BEGIN INFORMATION SHOWN

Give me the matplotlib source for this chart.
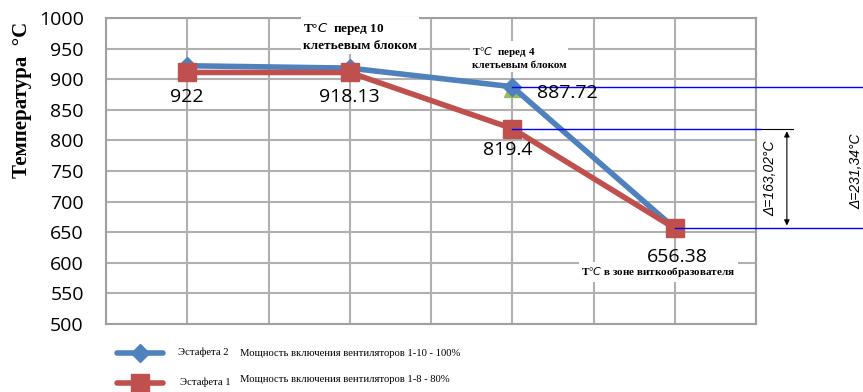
import matplotlib
matplotlib.use("Agg")
import matplotlib.pyplot as plt

x_pos = [1, 3, 5, 7]
series2_name = "Эстафета 2"
series1_name = "Эстафета 1"
series2 = [922, 918.13, 887.72, 656.38]
series1 = [911, 911, 819.4, 656.38]
labels = ["922", "918.13", "887.72", "819.4", "656.38"]
yticks = [500, 550, 600, 650, 700, 750, 800, 850, 900, 950, 1000]

fig = plt.figure(figsize=(8.63, 3.92), dpi=100)
W, H = 863, 392
ax = fig.add_axes([106 / W, 1 - 324 / H, (756 - 106) / W, (324 - 18) / H])
ax.set_xlim(0, 8)
ax.set_ylim(500, 1000)
ax.set_yticks(yticks)
ax.set_xticks(range(0, 9))
ax.set_xticklabels([])
ax.tick_params(axis="x", length=0)
ax.tick_params(axis="y", length=0, labelsize=14, pad=16)
for lab in ax.get_yticklabels():
    lab.set_family(["Open Sans", "DejaVu Sans"])
ax.grid(True, color="#b0b0b0", linewidth=1.5)
for s in ax.spines.values():
    s.set_color("#a0a0a0")
    s.set_linewidth(1.5)
ax.set_axisbelow(True)

blue = "#4F81BD"
red = "#C0504D"
ax.plot(x_pos[2], series2[2] - 3, marker="^", color="#9BBB59", markersize=11, zorder=2)
ax.plot(x_pos, series2, color=blue, linewidth=4, marker="D", markersize=9, zorder=3, clip_on=False)
ax.plot(x_pos, series1, color=red, linewidth=4, marker="s", markersize=13, zorder=4, clip_on=False)

# guide lines (blue) beyond the plot
ax.plot([x_pos[2], 10.2], [series2[2], series2[2]], color="#0000ff", lw=1, clip_on=False, zorder=5)
ax.plot([x_pos[2], 8.05], [series1[2], series1[2]], color="#0000ff", lw=1, clip_on=False, zorder=5)
ax.plot([x_pos[3], 10.2], [series1[3], series1[3]], color="#0000ff", lw=1, clip_on=False, zorder=5)

# dimension arrow
xa = 8.38
ax.plot([7.98, 8.45], [series1[2], series1[2]], color="black", lw=0.8, clip_on=False)
ax.annotate("", xy=(xa, series1[3]), xytext=(xa, series1[2]),
            arrowprops=dict(arrowstyle="<|-|>", color="black", lw=0.8, mutation_scale=8),
            annotation_clip=False)
ax.text(8.17, (series1[2] + series1[3]) / 2, "Δ=163,02°C", rotation=90, ha="center", va="center",
        fontsize=10, style="italic", family=["Liberation Sans", "DejaVu Sans"], clip_on=False)
ax.text(9.24, 750, "Δ=231,34°C", rotation=90, ha="center", va="center",
        fontsize=10, style="italic", family=["Liberation Sans", "DejaVu Sans"], clip_on=False)

# data labels
lf = dict(fontsize=14, family=["Open Sans", "DejaVu Sans"], zorder=6)
ax.text(x_pos[0], 871, labels[0], ha="center", va="center", **lf)
ax.text(x_pos[1], 871, labels[1], ha="center", va="center", **lf)
ax.text(5.3, 878, labels[2], ha="left", va="center", **lf)
ax.text(4.95, 784, labels[3], ha="center", va="center", **lf)
ax.text(7.03, 609, labels[4], ha="center", va="center", **lf)

# annotation boxes
ax.text(2.42, 970, "T°$C$  перед 10\nклетьевым блоком", ha="left", va="center",
        linespacing=1.3, fontsize=9.5, fontweight="bold", family=["Liberation Serif", "DejaVu Serif"],
        bbox=dict(facecolor="white", edgecolor="none", pad=1.5), zorder=7)
ax.text(4.5, 935, "T°$C$  перед 4\nклетьевым блоком", ha="left", va="center",
        fontsize=8, fontweight="bold", family=["Liberation Serif", "DejaVu Serif"],
        bbox=dict(facecolor="white", edgecolor="none", pad=1.5), zorder=7, linespacing=1.3)
ax.text(5.85, 585, "T°$C$ в зоне виткообразователя", ha="left", va="center",
        fontsize=8, fontweight="bold", family=["Liberation Serif", "DejaVu Serif"],
        bbox=dict(facecolor="white", edgecolor="none", pad=2), zorder=7)

# y label
fig.text(22 / W, 1 - 100 / H, "Температура  °С", rotation=90, ha="center", va="center",
         fontsize=15, fontweight="bold", family=["Liberation Serif", "DejaVu Serif"])

# legend (manual)
lax = fig.add_axes([0, 0, 1, 1 - 330 / H])
lax.set_xlim(0, W)
lax.set_ylim(392, 330)
lax.axis("off")
lax.plot([117, 163], [353, 353], color=blue, lw=4, solid_capstyle="round")
lax.plot([140], [353], marker="D", color=blue, markersize=9)
lax.plot([117, 163], [383, 383], color=red, lw=4, solid_capstyle="round")
lax.plot([140], [383], marker="s", color=red, markersize=13)
tf = dict(fontsize=7.7, family=["Liberation Serif", "DejaVu Serif"], va="center", ha="left")
lax.text(178, 352, series2_name, **tf)
lax.text(240, 354, "Мощность включения вентиляторов 1-10 - 100%", **tf)
lax.text(180, 382, series1_name, **tf)
lax.text(240, 379, "Мощность включения вентиляторов 1-8 - 80%", **tf)

fig.savefig("out.png", dpi=100)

END INFORMATION SHOWN

**TASK OBJECTIVE**
Return the material exactly as given, apart from the pictures.

**EXERCISE RESULT**
Give me the matplotlib source for this chart.
import matplotlib
matplotlib.use("Agg")
import matplotlib.pyplot as plt

x_pos = [1, 3, 5, 7]
series2_name = "Эстафета 2"
series1_name = "Эстафета 1"
series2 = [922, 918.13, 887.72, 656.38]
series1 = [911, 911, 819.4, 656.38]
labels = ["922", "918.13", "887.72", "819.4", "656.38"]
yticks = [500, 550, 600, 650, 700, 750, 800, 850, 900, 950, 1000]

fig = plt.figure(figsize=(8.63, 3.92), dpi=100)
W, H = 863, 392
ax = fig.add_axes([106 / W, 1 - 324 / H, (756 - 106) / W, (324 - 18) / H])
ax.set_xlim(0, 8)
ax.set_ylim(500, 1000)
ax.set_yticks(yticks)
ax.set_xticks(range(0, 9))
ax.set_xticklabels([])
ax.tick_params(axis="x", length=0)
ax.tick_params(axis="y", length=0, labelsize=14, pad=16)
for lab in ax.get_yticklabels():
    lab.set_family(["Open Sans", "DejaVu Sans"])
ax.grid(True, color="#b0b0b0", linewidth=1.5)
for s in ax.spines.values():
    s.set_color("#a0a0a0")
    s.set_linewidth(1.5)
ax.set_axisbelow(True)

blue = "#4F81BD"
red = "#C0504D"
ax.plot(x_pos[2], series2[2] - 3, marker="^", color="#9BBB59", markersize=11, zorder=2)
ax.plot(x_pos, series2, color=blue, linewidth=4, marker="D", markersize=9, zorder=3, clip_on=False)
ax.plot(x_pos, series1, color=red, linewidth=4, marker="s", markersize=13, zorder=4, clip_on=False)

# guide lines (blue) beyond the plot
ax.plot([x_pos[2], 10.2], [series2[2], series2[2]], color="#0000ff", lw=1, clip_on=False, zorder=5)
ax.plot([x_pos[2], 8.05], [series1[2], series1[2]], color="#0000ff", lw=1, clip_on=False, zorder=5)
ax.plot([x_pos[3], 10.2], [series1[3], series1[3]], color="#0000ff", lw=1, clip_on=False, zorder=5)

# dimension arrow
xa = 8.38
ax.plot([7.98, 8.45], [series1[2], series1[2]], color="black", lw=0.8, clip_on=False)
ax.annotate("", xy=(xa, series1[3]), xytext=(xa, series1[2]),
            arrowprops=dict(arrowstyle="<|-|>", color="black", lw=0.8, mutation_scale=8),
            annotation_clip=False)
ax.text(8.17, (series1[2] + series1[3]) / 2, "Δ=163,02°C", rotation=90, ha="center", va="center",
        fontsize=10, style="italic", family=["Liberation Sans", "DejaVu Sans"], clip_on=False)
ax.text(9.24, 750, "Δ=231,34°C", rotation=90, ha="center", va="center",
        fontsize=10, style="italic", family=["Liberation Sans", "DejaVu Sans"], clip_on=False)

# data labels
lf = dict(fontsize=14, family=["Open Sans", "DejaVu Sans"], zorder=6)
ax.text(x_pos[0], 871, labels[0], ha="center", va="center", **lf)
ax.text(x_pos[1], 871, labels[1], ha="center", va="center", **lf)
ax.text(5.3, 878, labels[2], ha="left", va="center", **lf)
ax.text(4.95, 784, labels[3], ha="center", va="center", **lf)
ax.text(7.03, 609, labels[4], ha="center", va="center", **lf)

# annotation boxes
ax.text(2.42, 970, "T°$C$  перед 10\nклетьевым блоком", ha="left", va="center",
        linespacing=1.3, fontsize=9.5, fontweight="bold", family=["Liberation Serif", "DejaVu Serif"],
        bbox=dict(facecolor="white", edgecolor="none", pad=1.5), zorder=7)
ax.text(4.5, 935, "T°$C$  перед 4\nклетьевым блоком", ha="left", va="center",
        fontsize=8, fontweight="bold", family=["Liberation Serif", "DejaVu Serif"],
        bbox=dict(facecolor="white", edgecolor="none", pad=1.5), zorder=7, linespacing=1.3)
ax.text(5.85, 585, "T°$C$ в зоне виткообразователя", ha="left", va="center",
        fontsize=8, fontweight="bold", family=["Liberation Serif", "DejaVu Serif"],
        bbox=dict(facecolor="white", edgecolor="none", pad=2), zorder=7)

# y label
fig.text(22 / W, 1 - 100 / H, "Температура  °С", rotation=90, ha="center", va="center",
         fontsize=15, fontweight="bold", family=["Liberation Serif", "DejaVu Serif"])

# legend (manual)
lax = fig.add_axes([0, 0, 1, 1 - 330 / H])
lax.set_xlim(0, W)
lax.set_ylim(392, 330)
lax.axis("off")
lax.plot([117, 163], [353, 353], color=blue, lw=4, solid_capstyle="round")
lax.plot([140], [353], marker="D", color=blue, markersize=9)
lax.plot([117, 163], [383, 383], color=red, lw=4, solid_capstyle="round")
lax.plot([140], [383], marker="s", color=red, markersize=13)
tf = dict(fontsize=7.7, family=["Liberation Serif", "DejaVu Serif"], va="center", ha="left")
lax.text(178, 352, series2_name, **tf)
lax.text(240, 354, "Мощность включения вентиляторов 1-10 - 100%", **tf)
lax.text(180, 382, series1_name, **tf)
lax.text(240, 379, "Мощность включения вентиляторов 1-8 - 80%", **tf)

fig.savefig("out.png", dpi=100)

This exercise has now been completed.